The United States Southern Command here, otherwise known as SOUTHCOM, says the US Air Force will temporarily deploy four aircraft and crews to Curaçao to support enhanced counter-narcotics operations with international partners targeting illicit traffickers in the Caribbean.
On Friday, SOUTHCOM said that two patrol aircraft, an E-3 Sentry (AWACS) and E-8 Joint STARS (JSTARS), supported by two KC-135 Stratotanker aerial refueling aircraft, will fly detection and monitoring missions in international airspace “to help US and international law enforcement authorities disrupt and defeat transnational criminal organisations trafficking illegal narcotics in the region.”
About 200 airmen, including aircrew, maintenance technicians, logisticians and administrative personnel, will support the operation, SOUTHCOM said in a statement.
It said the aircraft will operate from the Curaçao-hosted Cooperative Security Location (CSL), also commonly referred to as a forward operating location, in Willemstad.
SOUTHCOM said the US Air Force aircraft has previously conducted similar missions from the CSL under a counter narcotics partnership agreement with the governments of Curaçao and the Kingdom of the Netherlands, dating back two decades.
“Curaçao is a committed regional partner whose longstanding support for multinational counter-drug operations plays a vital role in stemming the flow of deadly narcotics trafficked globally by violent criminal organisations,” SOUTHCOM said.
“This is a national security issue,” it added. “President Donald Trump announced the enhanced counter-narcotics operations April 1. Since then, the US has collaborated with international partners in more than a dozen Caribbean interdiction events.”
To date, SOUTHCOM said US enhanced counter narcotics operations have resulted in the seizure of more than 49 metric tons of cocaine and almost 13,000 pounds of marijuana, an estimated loss of US$1.2 billion to transnational criminal organisations.
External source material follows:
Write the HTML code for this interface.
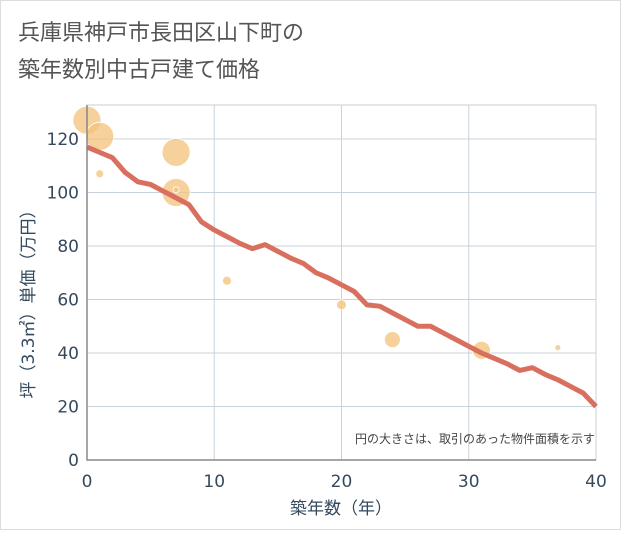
<!DOCTYPE html>
<html><head><meta charset="utf-8"><style>
body{margin:0;background:#fff;}
svg text{font-family:"DejaVu Sans","Noto Sans CJK JP",sans-serif;}
</style></head><body>
<svg id="chart" width="621" height="530" xmlns="http://www.w3.org/2000/svg">
<rect x="0.5" y="0.5" width="620" height="529" fill="#fff" stroke="#ddd"/>
<text x="18" y="40" font-size="22" fill="#555">兵庫県神戸市長田区山下町の</text>
<text x="18" y="77" font-size="22" fill="#555">築年数別中古戸建て価格</text>
<g id="grid"></g>
<g id="bubbles"></g>
<path id="trend" fill="none" stroke="#d9705f" stroke-width="5" stroke-linejoin="round"/>
<g id="axes"></g>
<text x="595" y="443" font-size="12" fill="#444" text-anchor="end">円の大きさは、取引のあった物件面積を示す</text>
<text x="341" y="514" font-size="17" fill="#34495e" text-anchor="middle">築年数（年）</text>
<text transform="translate(34,300) rotate(-90)" font-size="17" fill="#34495e" text-anchor="middle">坪（3.3㎡）単価（万円）</text>
</svg>
<script>
const xTicks=[0,10,20,30,40];
const yTicks=[0,20,40,60,80,100,120];
const trendYears=[0,1,2,3,4,5,6,7,8,9,10,11,12,13,14,15,16,17,18,19,20,21,22,23,24,25,26,27,28,29,30,31,32,33,34,35,36,37,38,39,40];
const trendValues=[117,115,113,107.5,104,103,100.5,98,95.5,89,86,83.5,81,79,80.5,78,75.5,73.5,70,68,65.5,63,58,57.5,55,52.5,50,50,47.5,45,42.5,40,38,36,33.5,34.5,32,30,27.5,25,20];
const bubbleYears=[0,1,1,7,7,7,11,20,24,31,37];
const bubblePrices=[127,121,107,115,100,101,67,58,45,41,42];
const bubbleSizes=[14,14,4,14,14,3,4.5,5,8,9,3];
const X0=87,X1=596,Y0=460,Ytop=105;
const xs=v=>X0+(v-0)/40*(X1-X0);
const ys=v=>Y0-v/120*(Y0-139);
const NS="http://www.w3.org/2000/svg";
function mk(tag,attrs,parent){const e=document.createElementNS(NS,tag);for(const k in attrs)e.setAttribute(k,attrs[k]);parent.appendChild(e);return e;}
const grid=document.getElementById('grid'),axes=document.getElementById('axes'),bub=document.getElementById('bubbles');
mk('rect',{x:X0,y:Ytop,width:X1-X0,height:Y0-Ytop,fill:'none',stroke:'#ccc'},grid);
yTicks.forEach(t=>{
 const l=mk('line',{x1:X0,x2:X1,y1:ys(t),y2:ys(t),stroke:'#c8d3de','stroke-width':1},grid);
 
 
 const tx=mk('text',{x:X0-8,y:ys(t)+6,'font-size':17,fill:'#34495e','text-anchor':'end'},axes);
 tx.textContent=t;
 
 
});
xTicks.forEach(t=>{
 const l=mk('line',{x1:xs(t),x2:xs(t),y1:Ytop,y2:Y0,stroke:'#c8d3de','stroke-width':1},grid);
 
 
 const tx=mk('text',{x:xs(t),y:Y0+27,'font-size':17,fill:'#34495e','text-anchor':'middle'},axes);
 tx.textContent=t;
 
 
});
const ax=mk('path',{d:`M${X0},${Ytop}V${Y0}H${X1}`,fill:'none',stroke:'#888','stroke-width':1.5},axes);


bubbleYears.forEach((yr,i)=>{
 const c=mk('circle',{cx:xs(yr),cy:ys(bubblePrices[i]),r:bubbleSizes[i],fill:'#f3c27a','fill-opacity':0.75,stroke:'#fff','stroke-width':0.8},bub);
 
 
});
document.getElementById('trend').setAttribute('d',trendYears.map((y,i)=>(i?'L':'M')+xs(y)+','+ys(trendValues[i])).join(''));
</script>
</body></html>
Law enforcement authorities have also detained more than 160 drug smugglers during the operations, SOUTHCOM said.
“The airmen followed strict COVID-19 prevention and mitigation guidelines while preparing for the deployment and will continue to do so while deployed to the island,” it said. “To enter Curacao, all personnel will be held to strict medical standards including appropriate screening, masks, and restricted movement on the island for the first 14 days.